Although Markusen is concerned that the data to measure vibrancy are lacking, her solution is to build sophisticated, longitudinal causal models.   The guts of any such model would be a great mass of data and careful statistical analyses of the relationships between inputs and outputs.  How one would build such a model without vastly more of the same kind of data that have been used to construct Vibrancy Indicators she does not explain.

“Political Dangers”
ArtPlace has a responsibility to applicants to provide its rationale on why certain projects receive grants and others do not. These guidelines are laid out clearly on the ArtPlace website.

The Vibrancy Indicators aren’t a substitute for these guidelines.  They were developed to evaluate the kinds of projects that over time seem to have the biggest impacts on place as measured by changes in the people, activity and value in a place – what we call vibrancy.  They are not intended to pronounce the success or failure of individual projects, especially in artistic terms.

Contrary to Markusen’s implication, neither are the Vibrancy Indicators a substitute for in-depth third-party qualitative evaluations of creative placemaking. These indicators are a vital complement to that important, but expensive work.  For example, ArtPlace is funding the University of Pennsylvania Social Impact of the Arts project because this kind of deep dive can be illuminating.

But the cost of that kind of evaluation actually exceeds the median size of an ArtPlace grant.  It’s simply cost-prohibitive to rely on that tool alone.

To supplement the use of data-driven metrics and deep dive evaluation, ArtPlace also provides a web platform for creative placemakers to share stories, ideas, successes, and failures with each other and the world.  These posts are mined for information and lessons learned that can be shared.  To accelerate the information sharing among practitioners, ArtPlace grantees are convening in January to create a well-connected community of practice.

Charting a Path
ArtPlace is intentionally working with a set of metrics collected regularly and ubiquitously by others.  We also chose metrics that can be reasonably applied to small geographies.  Our goal is to make the system of metrics available, not just to the communities where ArtPlace invests, but also to those everywhere who want to understand what’s happening in the neighborhoods where they are working.

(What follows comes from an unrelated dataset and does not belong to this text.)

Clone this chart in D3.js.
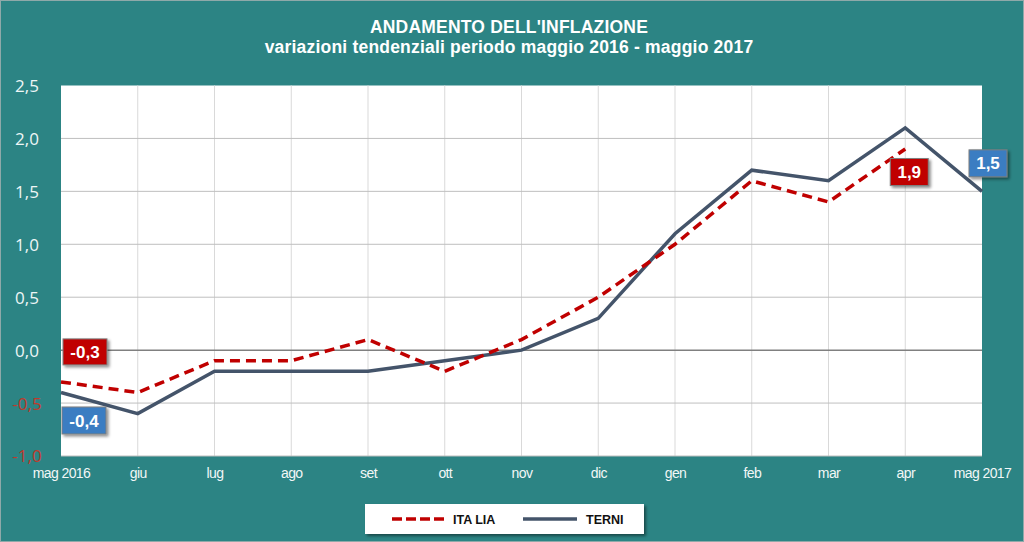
<!DOCTYPE html>
<html><head><meta charset="utf-8">
<script src="https://cdn.jsdelivr.net/npm/d3@7"></script>
<style>body{margin:0;background:#2b8383;}svg{display:block;}</style>
</head><body>
<svg id="c" width="1024" height="542"></svg>
<script>
const categories = ["mag 2016","giu","lug","ago","set","ott","nov","dic","gen","feb","mar","apr","mag 2017"];
const italia = [-0.3,-0.4,-0.1,-0.1,0.1,-0.2,0.1,0.5,1.0,1.6,1.4,1.9,null];
const terni = [-0.4,-0.6,-0.2,-0.2,-0.2,-0.1,0.0,0.3,1.1,1.7,1.6,2.1,1.5];
const yTicks = [-1.0,-0.5,0.0,0.5,1.0,1.5,2.0,2.5];

const svg = d3.select("#c");
const W=1024,H=542;
const teal="#2c8484";
svg.append("rect").attr("width",W).attr("height",H).attr("fill",teal);
svg.append("rect").attr("x",0.5).attr("y",0.5).attr("width",W-1).attr("height",H-1).attr("fill","none").attr("stroke","#8fa9a9").attr("stroke-width",1);

const L=61,R=982,T=85.5,B=456;
const x=d3.scalePoint().domain(categories).range([L,R]);
const y=d3.scaleLinear().domain([-1,2.5]).range([B,T]);

svg.append("rect").attr("x",L).attr("y",T).attr("width",R-L).attr("height",B-T).attr("fill","#fff");

// gridlines
svg.append("g").selectAll("line").data(categories.slice(1,-1)).join("line")
 .attr("x1",d=>x(d)).attr("x2",d=>x(d)).attr("y1",T).attr("y2",B)
 .attr("stroke","#d9d9d9").attr("stroke-width",1);
svg.append("g").selectAll("line").data(yTicks.filter(v=>v!==0&&v!==2.5)).join("line")
 .attr("x1",L).attr("x2",R).attr("y1",d=>y(d)).attr("y2",d=>y(d))
 .attr("stroke","#bfbfbf").attr("stroke-width",1);
svg.append("line").attr("x1",L).attr("x2",R).attr("y1",y(0)).attr("y2",y(0)).attr("stroke","#808080").attr("stroke-width",1.5);

// y axis labels
const yAxis=d3.axisLeft(y).tickValues(yTicks).tickSize(0).tickPadding(0).tickFormat(d=>d3.format(".1f")(d).replace(".",",").replace("−","-"));
const ga=svg.append("g").attr("transform",`translate(27,0)`).call(yAxis);
ga.select(".domain").remove();
ga.selectAll("text").attr("text-anchor","middle").attr("font-family","'Open Sans',sans-serif").attr("font-size",17)
 .attr("fill",d=>d<0?"#c0392b":"#eef6f6").attr("dy","0.35em");

// x axis labels
const xAxis=d3.axisBottom(x).tickSize(0).tickPadding(0);
const gx=svg.append("g").attr("transform",`translate(0,${B+22})`).call(xAxis);
gx.select(".domain").remove();
gx.selectAll("text").attr("font-family","'Liberation Sans',Arial,sans-serif").attr("font-size",14)
 .attr("letter-spacing","-0.6px").attr("fill","#f2f7f7").attr("dy","0");

// title
svg.append("text").attr("x",509).attr("y",33).attr("text-anchor","middle").attr("font-family","'Liberation Sans',Arial,sans-serif")
 .attr("font-weight","bold").attr("font-size",17.5).attr("letter-spacing","0.2px").attr("fill","#fff").text("ANDAMENTO DELL'INFLAZIONE");
svg.append("text").attr("x",509).attr("y",53).attr("text-anchor","middle").attr("font-family","'Liberation Sans',Arial,sans-serif")
 .attr("font-weight","bold").attr("font-size",17.5).attr("letter-spacing","0.2px").attr("fill","#fff").text("variazioni tendenziali periodo maggio 2016 - maggio 2017");

// lines
const line=d3.line().defined(d=>d.v!=null).x(d=>x(d.c)).y(d=>y(d.v));
const tD=categories.map((c,i)=>({c,v:terni[i]}));
const iD=categories.map((c,i)=>({c,v:italia[i]}));
svg.append("path").datum(tD).attr("d",line).attr("fill","none").attr("stroke","#44546a").attr("stroke-width",3.5).attr("stroke-linejoin","miter");
svg.append("path").datum(iD).attr("d",line).attr("fill","none").attr("stroke","#c00000").attr("stroke-width",3.5).attr("stroke-dasharray","10,6");

// shadow filter
const defs=svg.append("defs");
const f=defs.append("filter").attr("id","sh").attr("x","-20%").attr("y","-20%").attr("width","150%").attr("height","160%");
f.append("feDropShadow").attr("dx",2).attr("dy",2).attr("stdDeviation",1.5).attr("flood-color","#000").attr("flood-opacity",0.45);

// data labels
function label(cx,cy,w,h,fill,txt){
  svg.append("rect").attr("x",cx-w/2).attr("y",cy-h/2).attr("width",w).attr("height",h).attr("fill",fill)
   .attr("stroke","#7f7f7f").attr("stroke-width",1).attr("filter","url(#sh)");
  svg.append("text").attr("x",cx).attr("y",cy).attr("dy","0.36em").attr("text-anchor","middle")
   .attr("font-family","'Liberation Sans',Arial,sans-serif").attr("font-weight","bold").attr("font-size",17).attr("fill","#fff").text(txt);
}
const fmt=v=>d3.format(".1f")(v).replace(".",",").replace("−","-");
label(x(categories[0])+24, y(italia[0])-30, 44, 26, "#c00000", fmt(italia[0]));
label(x(categories[0])+23, y(terni[0])+28, 44, 27, "#3a7dc2", fmt(terni[0]));
label(x(categories[11])+4, y(italia[11])+23, 38, 27, "#c00000", fmt(italia[11]));
label(x(categories[12])+6, y(terni[12])-28, 38, 27, "#3a7dc2", fmt(terni[12]));

// legend
const lg=svg.append("g");
lg.append("rect").attr("x",365).attr("y",504).attr("width",279).attr("height",30).attr("fill","#fff").attr("filter","url(#sh)");
lg.append("line").attr("x1",392).attr("x2",445).attr("y1",519).attr("y2",519).attr("stroke","#c00000").attr("stroke-width",3.5).attr("stroke-dasharray","10,4");
lg.append("text").attr("x",453).attr("y",519).attr("dy","0.36em").attr("font-family","'Liberation Sans',Arial,sans-serif").attr("font-weight","bold").attr("font-size",12.5).attr("fill","#111").text("ITA LIA");
lg.append("line").attr("x1",523).attr("x2",577).attr("y1",519).attr("y2",519).attr("stroke","#44546a").attr("stroke-width",3.5);
lg.append("text").attr("x",586).attr("y",519).attr("dy","0.36em").attr("font-family","'Liberation Sans',Arial,sans-serif").attr("font-weight","bold").attr("font-size",12.5).attr("fill","#111").text("TERNI");
</script>
</body></html>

In addition to the Vibrancy Indicators, ArtPlace has developed two additional and separate sets of measures to understand what happens in places where arts are present – a fact Markusen seems to have missed.

Separate measures of core arts businesses and arts nonprofits (drawn from the same NCCS database that Markusen has relied on in her own research) are being used as part of a new identification of “America’s ArtPlaces”.

ArtPlace has also developed a Diversity Index that measures racial and ethnic diversity, along with income diversity.

Markusen conflates the three – Vibrancy Indicators, America’s Most Animated Arts Places, and the Diversity Index — as all being Vibrancy Indicators.  But they are distinct—and for an important reason.

There are many important questions that can be investigated further because these three concepts are separated.  The correlation of the Vibrancy Indicators with the core arts indicators can be analyzed to see whether the presence or increasing presence of the arts is correlated with changes in vibrancy.  Likewise, we can look at neighborhoods that have high levels of vibrancy (or are experiencing increases in vibrancy) to see how this relates to neighborhood income mix and racial and ethnic diversity.

Like any arts endeavor, measuring the outcomes of creative placemaking is challenging.  We welcome the opportunity to clarify our approach. Efforts to promote creative placemaking can only be improved by constructive conservations about how to understand creative placemaking and its effects. There are a wide range of methods and approaches that can provide insights and enrich our understanding and enliven the discussion of creative placemaking, and ArtPlace is open to considering the evidence from all of them.  This wouldn’t be an issue if we had perfect data and fully fleshed out causal models, but we don’t.  Until we do, we will continue to gather, analyze and reflect on the best objective data we have to find important clues on the best ways to improve communities through creative placemaking.